Now tell me that there are no substantive differences between cities like Chicago, New York, and Boston, as opposed to Boise, Atlanta, and Fort Myers. Tell me that the demographics are the same. Tell me that the history is analogous. Tell me that they have similar populations of welfare recipients. Tell me that they have similar cultural opportunity. Oh... you can't?

Will's thesis, derived from an upcoming book, appears to be that childless liberals are attracted to cities which are wasteful and dying, whereas everybody else is flocking to cultural meccas like Boise and Salt Lake City - what Will describes as "aspirational" cities. My guess is that, were Will to actually think about his assertion, he would come to realize that there is a lot more at play - and, for example, would recognize the many reasons he lives in a Maryland suburb a stone's throw from Euro-Washington DC, and not in a suburb of Boise. (He might also take the time to count the children in his house, and consider where other rich, childless conservatives choose to live.

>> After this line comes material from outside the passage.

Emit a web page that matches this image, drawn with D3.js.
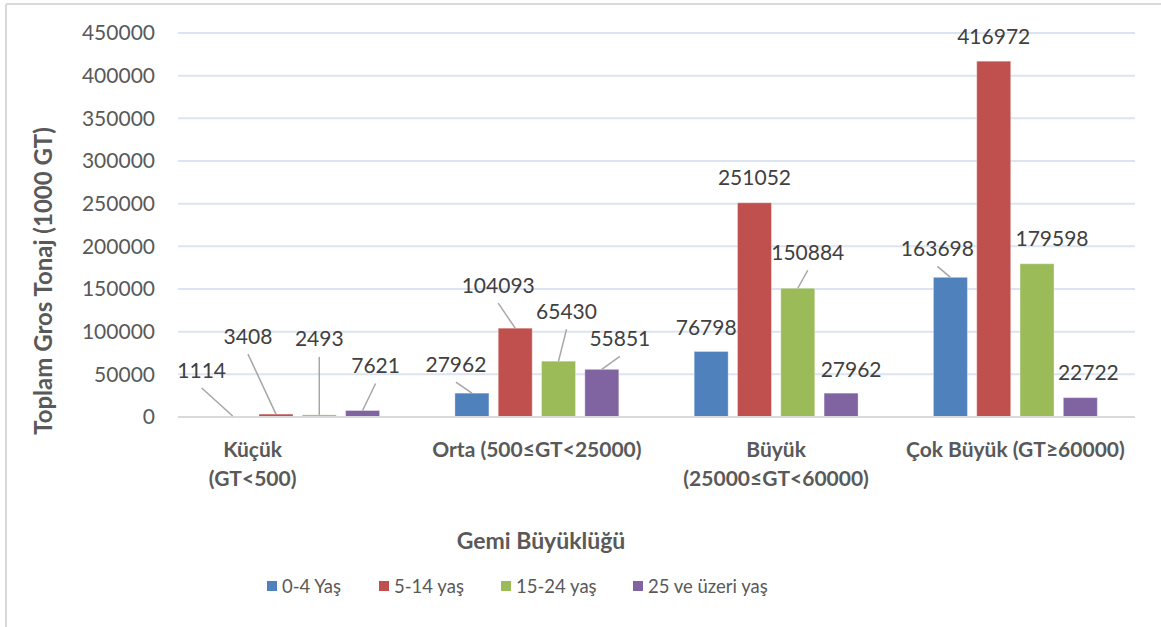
<!DOCTYPE html>
<html>
<head>
<meta charset="utf-8">
<script src="https://cdn.jsdelivr.net/npm/d3@7"></script>
<style>
  body { margin: 0; background: #fff; }
  svg text { font-family: Lato, "Open Sans", sans-serif; }
</style>
</head>
<body>
<script>
// Daten
const categories = ["Küçük (GT<500)", "Orta (500≤GT<25000)", "Büyük (25000≤GT<60000)", "Çok Büyük (GT≥60000)"];
const categoryLines = [["Küçük", "(GT<500)"], ["Orta (500≤GT<25000)"], ["Büyük", "(25000≤GT<60000)"], ["Çok Büyük (GT≥60000)"]];
const series = ["0-4 Yaş", "5-14 yaş", "15-24 yaş", "25 ve üzeri yaş"];
const colors = ["#4f81bd", "#c0504d", "#9bbb59", "#8064a2"];

const age0_4   = [1114, 27962, 76798, 163698];
const age5_14  = [3408, 104093, 251052, 416972];
const age15_24 = [2493, 65430, 150884, 179598];
const age25    = [7621, 55851, 27962, 22722];
const values = [age0_4, age5_14, age15_24, age25];

const yTicks = [0, 50000, 100000, 150000, 200000, 250000, 300000, 350000, 400000, 450000];

// Etiketten-Verschiebung (wie im Original manuell verschoben), [dx, dy, leader]
const labelShift = [
  [[-31, -46, 1], [-16, -29, 1], [-5, -24, 0], [-13, -29, 1]],
  [[-28, -78, 1], [-17, -43, 1], [0, -25, 0], [0, -25, 0]],
  [[0, -76, 1], [8, -50, 1], [10, -36, 1], [15, -25, 0]],
  [[13, -45, 1], [18, -31, 1], [10, -24, 0], [8, -25, 0]]
];

const width = 1161;
const height = 627;
const margin = { top: 33, right: 26, bottom: 210, left: 178 };

const svg = d3.select("body").append("svg")
    .attr("width", width)
    .attr("height", height);

// Rahmen (oben und links)
svg.append("line").attr("x1", 6).attr("x2", width).attr("y1", 4).attr("y2", 4)
    .attr("stroke", "#d9d9d9").attr("stroke-width", 2);
svg.append("line").attr("x1", 6).attr("x2", 6).attr("y1", 4).attr("y2", height)
    .attr("stroke", "#d9d9d9").attr("stroke-width", 2);

const x0 = d3.scaleBand()
    .domain(categories)
    .range([margin.left, width - margin.right]);

const x1 = d3.scaleBand()
    .domain(series)
    .range([0, x0.bandwidth()])
    .paddingInner(0.215)
    .paddingOuter(0.87);

const y = d3.scaleLinear()
    .domain([0, 450000])
    .range([height - margin.bottom, margin.top]);

// Gitternetz
svg.append("g")
    .selectAll("line")
    .data(yTicks.slice(1))
    .join("line")
    .attr("x1", margin.left)
    .attr("x2", width - margin.right)
    .attr("y1", d => y(d))
    .attr("y2", d => y(d))
    .attr("stroke", "#dbe4f0")
    .attr("stroke-width", 2);

// Y-Achse
const yAxis = svg.append("g")
    .attr("transform", `translate(${margin.left - 2},0)`)
    .call(d3.axisLeft(y).tickValues(yTicks).tickFormat(d3.format("d")).tickSize(0).tickPadding(21));
yAxis.select(".domain").remove();
yAxis.selectAll("text")
    .attr("fill", "#595959")
    .attr("font-size", 21);

// Balken
const groups = svg.append("g")
    .selectAll("g")
    .data(series)
    .join("g")
    .attr("fill", (d, i) => colors[i]);

groups.selectAll("rect")
    .data((s, si) => values[si].map((v, ci) => ({ v, ci, si })))
    .join("rect")
    .attr("x", d => x0(categories[d.ci]) + x1(series[d.si]))
    .attr("width", x1.bandwidth())
    .attr("y", d => y(d.v))
    .attr("height", d => y(0) - y(d.v))
    .attr("stroke", "#fff")
    .attr("stroke-opacity", 0.35)
    .attr("stroke-width", 1);

// Nulllinie
svg.append("line")
    .attr("x1", margin.left)
    .attr("x2", width - margin.right)
    .attr("y1", y(0))
    .attr("y2", y(0))
    .attr("stroke", "#d9d9d9")
    .attr("stroke-width", 2);

// Datenbeschriftungen
const labels = [];
series.forEach((s, si) => {
  values[si].forEach((v, ci) => {
    const cx = x0(categories[ci]) + x1(s) + x1.bandwidth() / 2;
    const top = y(v);
    const [dx, dy, leader] = labelShift[si][ci];
    labels.push({ v, cx, top, lx: cx + dx, ly: top + dy, leader });
  });
});

svg.append("g")
    .selectAll("line")
    .data(labels.filter(d => d.leader))
    .join("line")
    .attr("x1", d => d.lx)
    .attr("y1", d => d.ly + 18)
    .attr("x2", d => d.cx)
    .attr("y2", d => d.top)
    .attr("stroke", "#a6a6a6")
    .attr("stroke-width", 1.5);

svg.append("g")
    .selectAll("text")
    .data(labels)
    .join("text")
    .attr("x", d => d.lx)
    .attr("y", d => d.ly)
    .attr("dy", "0.36em")
    .attr("text-anchor", "middle")
    .attr("font-size", 21)
    .attr("fill", "#404040")
    .text(d => d.v);

// Kategorien
const catShift = [-45, 0, 0, 0];
const cat = svg.append("g")
    .selectAll("text")
    .data(categories)
    .join("text")
    .attr("x", (d, i) => x0(d) + x0.bandwidth() / 2 + catShift[i])
    .attr("y", 449)
    .attr("dy", "0.36em")
    .attr("text-anchor", "middle")
    .attr("font-size", 21)
    .attr("font-weight", "bold")
    .attr("fill", "#595959");

cat.selectAll("tspan")
    .data((d, i) => categoryLines[i])
    .join("tspan")
    .attr("x", function() { return this.parentNode.getAttribute("x"); })
    .attr("dy", (d, i) => i === 0 ? "0.36em" : 29)
    .text(d => d);

// Achsentitel
svg.append("text")
    .attr("transform", "translate(43,281) rotate(-90)")
    .attr("dy", "0.36em")
    .attr("text-anchor", "middle")
    .attr("font-size", 24)
    .attr("font-weight", "bold")
    .attr("fill", "#595959")
    .text("Toplam Gros Tonaj (1000 GT)");

svg.append("text")
    .attr("x", 541)
    .attr("y", 541)
    .attr("dy", "0.36em")
    .attr("text-anchor", "middle")
    .attr("font-size", 23)
    .attr("font-weight", "bold")
    .attr("fill", "#595959")
    .text("Gemi Büyüklüğü");

// Legende
const legendX = [267, 379, 501, 633];
const legend = svg.append("g")
    .selectAll("g")
    .data(series)
    .join("g")
    .attr("transform", (d, i) => `translate(${legendX[i]},586)`);

legend.append("rect")
    .attr("x", 0)
    .attr("y", -5)
    .attr("width", 10)
    .attr("height", 10)
    .attr("fill", (d, i) => colors[i]);

legend.append("text")
    .attr("x", 15)
    .attr("dy", "0.36em")
    .attr("font-size", 18.5)
    .attr("fill", "#595959")
    .text(d => d);
</script>
</body>
</html>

Is someone like Will more likely to buy an apartment in Salt Lake City, or in, say, Trump Tower? Do you suppose that Will is more likely to vacation in London, Paris, or Charlotte?) It is also interesting to note that Will's lists exclude cities which fit his notions of "European" (e.g., Detroit), because their inclusion destroys his thesis that such cities attract childless liberals.

It is interesting to note that Will presents no solutions to the problems he perceives in this column, but if his notions of what is "European" and his past columns are to be taken as a guide he presumably believes we can make cities like Chicago and New York less "European" by slashing welfare benefits, abolishing public unions, and curbing government expansion (um... is government actually expanding in the cities at issue?) This isn't to say that we can't (or shouldn't) learn the lessons of an overextended welfare state, or of extending so many amenities to workers that our industries are no longer competitive. But those aren't really the lessons Will wants us to draw.

One might also take note that Will is both sneering at "European" welfare and government, while tacitly endorsing "European" social mores. Ah - but he rebrands those as "libertarian", thereby distinguishing them (albeit artificially) from his new favorite epithet:
[Schwarzenegger's] libertarianism extends beyond the theory of political economy he encountered as a young man in the writings of Milton Friedman and beyond the exuberant entrepreneurialism of his life, to social issues. He favors abortion rights, does not care if any state's voters endorse gay marriage and has "no use" for a constitutional amendment barring that.
Well, if that's the way Will feels, no wonder he feels more at home living (and presumably vacationing) in the cities he loves to hate.